Copy everything in the data below exactly except the pictures.

═════ SUPPLIED DATA ═════

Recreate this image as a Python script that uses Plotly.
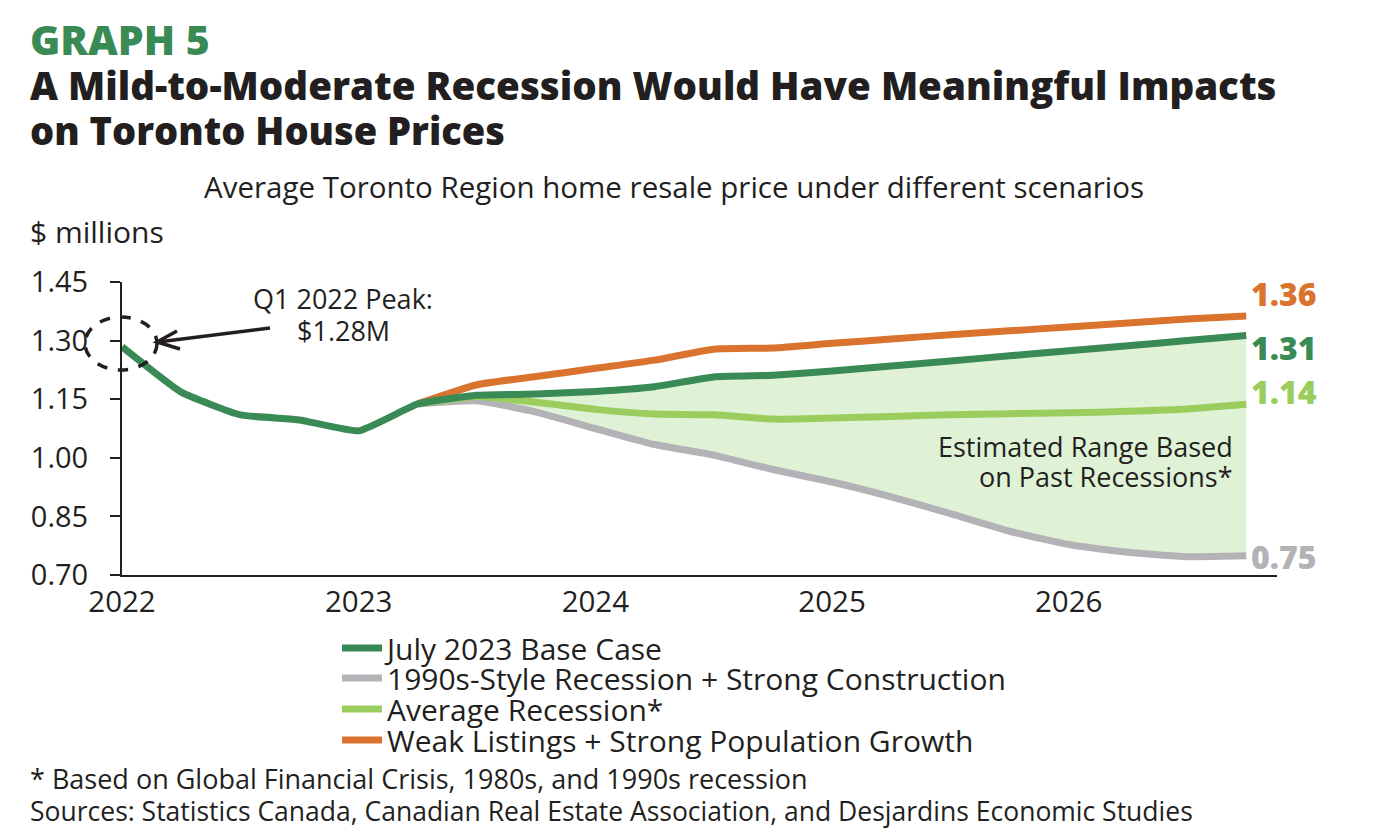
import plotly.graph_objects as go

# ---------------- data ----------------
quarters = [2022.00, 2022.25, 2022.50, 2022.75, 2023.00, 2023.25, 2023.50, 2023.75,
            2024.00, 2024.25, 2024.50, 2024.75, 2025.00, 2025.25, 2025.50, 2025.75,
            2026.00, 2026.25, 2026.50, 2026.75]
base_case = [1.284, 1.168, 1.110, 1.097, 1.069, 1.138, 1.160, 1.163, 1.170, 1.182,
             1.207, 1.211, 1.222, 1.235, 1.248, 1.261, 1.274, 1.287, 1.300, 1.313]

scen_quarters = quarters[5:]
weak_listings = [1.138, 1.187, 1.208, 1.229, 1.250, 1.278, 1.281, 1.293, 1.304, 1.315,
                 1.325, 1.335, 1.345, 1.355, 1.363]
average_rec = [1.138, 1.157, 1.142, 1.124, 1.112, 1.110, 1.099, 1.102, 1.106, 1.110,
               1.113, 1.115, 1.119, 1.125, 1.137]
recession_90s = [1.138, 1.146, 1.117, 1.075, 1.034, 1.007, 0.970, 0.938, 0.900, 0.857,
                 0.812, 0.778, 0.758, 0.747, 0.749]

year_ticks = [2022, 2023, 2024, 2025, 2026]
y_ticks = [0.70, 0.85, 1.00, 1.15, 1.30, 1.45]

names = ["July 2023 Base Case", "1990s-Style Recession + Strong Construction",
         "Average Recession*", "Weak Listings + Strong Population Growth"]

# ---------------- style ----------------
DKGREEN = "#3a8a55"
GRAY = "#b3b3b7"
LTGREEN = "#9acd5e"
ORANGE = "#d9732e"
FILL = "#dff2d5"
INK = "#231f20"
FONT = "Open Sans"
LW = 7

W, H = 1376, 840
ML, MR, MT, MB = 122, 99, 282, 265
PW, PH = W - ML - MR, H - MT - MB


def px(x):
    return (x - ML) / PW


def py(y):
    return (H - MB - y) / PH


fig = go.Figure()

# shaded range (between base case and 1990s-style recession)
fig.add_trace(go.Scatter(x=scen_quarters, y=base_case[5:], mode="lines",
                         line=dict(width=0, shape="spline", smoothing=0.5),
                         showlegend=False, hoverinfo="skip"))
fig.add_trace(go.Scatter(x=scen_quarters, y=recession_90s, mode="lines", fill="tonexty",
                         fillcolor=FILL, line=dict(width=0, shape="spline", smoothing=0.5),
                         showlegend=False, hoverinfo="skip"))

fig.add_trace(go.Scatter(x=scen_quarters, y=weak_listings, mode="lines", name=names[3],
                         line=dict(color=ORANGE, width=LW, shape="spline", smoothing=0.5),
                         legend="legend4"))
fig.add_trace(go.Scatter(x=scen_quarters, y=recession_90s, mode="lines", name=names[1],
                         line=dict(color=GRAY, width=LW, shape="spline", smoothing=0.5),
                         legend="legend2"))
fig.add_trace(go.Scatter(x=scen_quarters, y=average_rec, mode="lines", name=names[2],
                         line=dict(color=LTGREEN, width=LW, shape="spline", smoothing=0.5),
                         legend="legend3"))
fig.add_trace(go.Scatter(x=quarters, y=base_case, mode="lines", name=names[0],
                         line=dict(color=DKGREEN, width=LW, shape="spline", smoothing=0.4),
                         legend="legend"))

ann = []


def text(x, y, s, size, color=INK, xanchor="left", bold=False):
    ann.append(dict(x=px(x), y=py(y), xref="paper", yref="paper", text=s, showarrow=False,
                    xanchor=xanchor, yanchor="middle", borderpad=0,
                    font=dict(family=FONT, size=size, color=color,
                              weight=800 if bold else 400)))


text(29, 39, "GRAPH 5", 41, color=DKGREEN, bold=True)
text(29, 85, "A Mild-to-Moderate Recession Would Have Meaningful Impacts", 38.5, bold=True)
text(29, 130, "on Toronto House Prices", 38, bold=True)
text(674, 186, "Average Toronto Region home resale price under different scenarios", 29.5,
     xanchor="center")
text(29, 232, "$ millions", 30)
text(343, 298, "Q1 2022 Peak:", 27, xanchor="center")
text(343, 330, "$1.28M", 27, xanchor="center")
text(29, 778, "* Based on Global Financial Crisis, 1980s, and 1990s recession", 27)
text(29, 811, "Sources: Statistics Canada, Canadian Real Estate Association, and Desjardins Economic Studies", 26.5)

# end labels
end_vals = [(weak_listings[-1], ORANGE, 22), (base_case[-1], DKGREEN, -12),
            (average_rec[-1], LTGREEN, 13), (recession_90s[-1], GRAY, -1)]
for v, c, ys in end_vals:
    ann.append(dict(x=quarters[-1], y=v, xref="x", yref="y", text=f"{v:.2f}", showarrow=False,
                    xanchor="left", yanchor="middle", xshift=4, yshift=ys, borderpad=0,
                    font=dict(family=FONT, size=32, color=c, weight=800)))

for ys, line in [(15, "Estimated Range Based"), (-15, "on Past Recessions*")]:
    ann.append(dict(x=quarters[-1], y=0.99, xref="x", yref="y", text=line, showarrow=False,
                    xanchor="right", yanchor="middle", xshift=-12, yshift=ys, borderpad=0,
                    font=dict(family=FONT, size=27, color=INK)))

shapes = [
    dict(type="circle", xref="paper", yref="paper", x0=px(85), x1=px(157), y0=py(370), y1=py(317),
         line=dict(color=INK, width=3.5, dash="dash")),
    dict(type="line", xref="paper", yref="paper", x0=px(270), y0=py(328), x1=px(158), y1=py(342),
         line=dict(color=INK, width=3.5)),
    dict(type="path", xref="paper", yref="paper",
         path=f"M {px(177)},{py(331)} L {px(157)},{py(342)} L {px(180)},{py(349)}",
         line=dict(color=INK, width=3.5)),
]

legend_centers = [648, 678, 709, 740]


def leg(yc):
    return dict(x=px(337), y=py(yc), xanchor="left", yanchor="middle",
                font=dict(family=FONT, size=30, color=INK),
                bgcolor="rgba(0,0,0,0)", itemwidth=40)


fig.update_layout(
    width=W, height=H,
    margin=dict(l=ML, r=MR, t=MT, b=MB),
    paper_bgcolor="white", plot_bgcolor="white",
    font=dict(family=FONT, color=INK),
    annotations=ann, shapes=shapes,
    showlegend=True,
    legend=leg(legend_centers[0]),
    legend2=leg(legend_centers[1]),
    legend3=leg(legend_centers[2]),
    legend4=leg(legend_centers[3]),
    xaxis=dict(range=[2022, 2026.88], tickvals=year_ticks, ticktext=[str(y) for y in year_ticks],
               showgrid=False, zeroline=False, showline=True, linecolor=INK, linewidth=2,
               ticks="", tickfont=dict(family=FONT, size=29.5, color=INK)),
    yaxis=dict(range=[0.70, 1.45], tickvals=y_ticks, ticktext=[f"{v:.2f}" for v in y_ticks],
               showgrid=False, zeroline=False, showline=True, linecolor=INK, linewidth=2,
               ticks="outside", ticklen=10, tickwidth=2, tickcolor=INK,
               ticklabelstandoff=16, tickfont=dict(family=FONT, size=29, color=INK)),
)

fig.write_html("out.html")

═════

### [REPLY TO THE TASK]
Recreate this image as a Python script that uses Plotly.
import plotly.graph_objects as go

# ---------------- data ----------------
quarters = [2022.00, 2022.25, 2022.50, 2022.75, 2023.00, 2023.25, 2023.50, 2023.75,
            2024.00, 2024.25, 2024.50, 2024.75, 2025.00, 2025.25, 2025.50, 2025.75,
            2026.00, 2026.25, 2026.50, 2026.75]
base_case = [1.284, 1.168, 1.110, 1.097, 1.069, 1.138, 1.160, 1.163, 1.170, 1.182,
             1.207, 1.211, 1.222, 1.235, 1.248, 1.261, 1.274, 1.287, 1.300, 1.313]

scen_quarters = quarters[5:]
weak_listings = [1.138, 1.187, 1.208, 1.229, 1.250, 1.278, 1.281, 1.293, 1.304, 1.315,
                 1.325, 1.335, 1.345, 1.355, 1.363]
average_rec = [1.138, 1.157, 1.142, 1.124, 1.112, 1.110, 1.099, 1.102, 1.106, 1.110,
               1.113, 1.115, 1.119, 1.125, 1.137]
recession_90s = [1.138, 1.146, 1.117, 1.075, 1.034, 1.007, 0.970, 0.938, 0.900, 0.857,
                 0.812, 0.778, 0.758, 0.747, 0.749]

year_ticks = [2022, 2023, 2024, 2025, 2026]
y_ticks = [0.70, 0.85, 1.00, 1.15, 1.30, 1.45]

names = ["July 2023 Base Case", "1990s-Style Recession + Strong Construction",
         "Average Recession*", "Weak Listings + Strong Population Growth"]

# ---------------- style ----------------
DKGREEN = "#3a8a55"
GRAY = "#b3b3b7"
LTGREEN = "#9acd5e"
ORANGE = "#d9732e"
FILL = "#dff2d5"
INK = "#231f20"
FONT = "Open Sans"
LW = 7

W, H = 1376, 840
ML, MR, MT, MB = 122, 99, 282, 265
PW, PH = W - ML - MR, H - MT - MB


def px(x):
    return (x - ML) / PW


def py(y):
    return (H - MB - y) / PH


fig = go.Figure()

# shaded range (between base case and 1990s-style recession)
fig.add_trace(go.Scatter(x=scen_quarters, y=base_case[5:], mode="lines",
                         line=dict(width=0, shape="spline", smoothing=0.5),
                         showlegend=False, hoverinfo="skip"))
fig.add_trace(go.Scatter(x=scen_quarters, y=recession_90s, mode="lines", fill="tonexty",
                         fillcolor=FILL, line=dict(width=0, shape="spline", smoothing=0.5),
                         showlegend=False, hoverinfo="skip"))

fig.add_trace(go.Scatter(x=scen_quarters, y=weak_listings, mode="lines", name=names[3],
                         line=dict(color=ORANGE, width=LW, shape="spline", smoothing=0.5),
                         legend="legend4"))
fig.add_trace(go.Scatter(x=scen_quarters, y=recession_90s, mode="lines", name=names[1],
                         line=dict(color=GRAY, width=LW, shape="spline", smoothing=0.5),
                         legend="legend2"))
fig.add_trace(go.Scatter(x=scen_quarters, y=average_rec, mode="lines", name=names[2],
                         line=dict(color=LTGREEN, width=LW, shape="spline", smoothing=0.5),
                         legend="legend3"))
fig.add_trace(go.Scatter(x=quarters, y=base_case, mode="lines", name=names[0],
                         line=dict(color=DKGREEN, width=LW, shape="spline", smoothing=0.4),
                         legend="legend"))

ann = []


def text(x, y, s, size, color=INK, xanchor="left", bold=False):
    ann.append(dict(x=px(x), y=py(y), xref="paper", yref="paper", text=s, showarrow=False,
                    xanchor=xanchor, yanchor="middle", borderpad=0,
                    font=dict(family=FONT, size=size, color=color,
                              weight=800 if bold else 400)))


text(29, 39, "GRAPH 5", 41, color=DKGREEN, bold=True)
text(29, 85, "A Mild-to-Moderate Recession Would Have Meaningful Impacts", 38.5, bold=True)
text(29, 130, "on Toronto House Prices", 38, bold=True)
text(674, 186, "Average Toronto Region home resale price under different scenarios", 29.5,
     xanchor="center")
text(29, 232, "$ millions", 30)
text(343, 298, "Q1 2022 Peak:", 27, xanchor="center")
text(343, 330, "$1.28M", 27, xanchor="center")
text(29, 778, "* Based on Global Financial Crisis, 1980s, and 1990s recession", 27)
text(29, 811, "Sources: Statistics Canada, Canadian Real Estate Association, and Desjardins Economic Studies", 26.5)

# end labels
end_vals = [(weak_listings[-1], ORANGE, 22), (base_case[-1], DKGREEN, -12),
            (average_rec[-1], LTGREEN, 13), (recession_90s[-1], GRAY, -1)]
for v, c, ys in end_vals:
    ann.append(dict(x=quarters[-1], y=v, xref="x", yref="y", text=f"{v:.2f}", showarrow=False,
                    xanchor="left", yanchor="middle", xshift=4, yshift=ys, borderpad=0,
                    font=dict(family=FONT, size=32, color=c, weight=800)))

for ys, line in [(15, "Estimated Range Based"), (-15, "on Past Recessions*")]:
    ann.append(dict(x=quarters[-1], y=0.99, xref="x", yref="y", text=line, showarrow=False,
                    xanchor="right", yanchor="middle", xshift=-12, yshift=ys, borderpad=0,
                    font=dict(family=FONT, size=27, color=INK)))

shapes = [
    dict(type="circle", xref="paper", yref="paper", x0=px(85), x1=px(157), y0=py(370), y1=py(317),
         line=dict(color=INK, width=3.5, dash="dash")),
    dict(type="line", xref="paper", yref="paper", x0=px(270), y0=py(328), x1=px(158), y1=py(342),
         line=dict(color=INK, width=3.5)),
    dict(type="path", xref="paper", yref="paper",
         path=f"M {px(177)},{py(331)} L {px(157)},{py(342)} L {px(180)},{py(349)}",
         line=dict(color=INK, width=3.5)),
]

legend_centers = [648, 678, 709, 740]


def leg(yc):
    return dict(x=px(337), y=py(yc), xanchor="left", yanchor="middle",
                font=dict(family=FONT, size=30, color=INK),
                bgcolor="rgba(0,0,0,0)", itemwidth=40)


fig.update_layout(
    width=W, height=H,
    margin=dict(l=ML, r=MR, t=MT, b=MB),
    paper_bgcolor="white", plot_bgcolor="white",
    font=dict(family=FONT, color=INK),
    annotations=ann, shapes=shapes,
    showlegend=True,
    legend=leg(legend_centers[0]),
    legend2=leg(legend_centers[1]),
    legend3=leg(legend_centers[2]),
    legend4=leg(legend_centers[3]),
    xaxis=dict(range=[2022, 2026.88], tickvals=year_ticks, ticktext=[str(y) for y in year_ticks],
               showgrid=False, zeroline=False, showline=True, linecolor=INK, linewidth=2,
               ticks="", tickfont=dict(family=FONT, size=29.5, color=INK)),
    yaxis=dict(range=[0.70, 1.45], tickvals=y_ticks, ticktext=[f"{v:.2f}" for v in y_ticks],
               showgrid=False, zeroline=False, showline=True, linecolor=INK, linewidth=2,
               ticks="outside", ticklen=10, tickwidth=2, tickcolor=INK,
               ticklabelstandoff=16, tickfont=dict(family=FONT, size=29, color=INK)),
)

fig.write_html("out.html")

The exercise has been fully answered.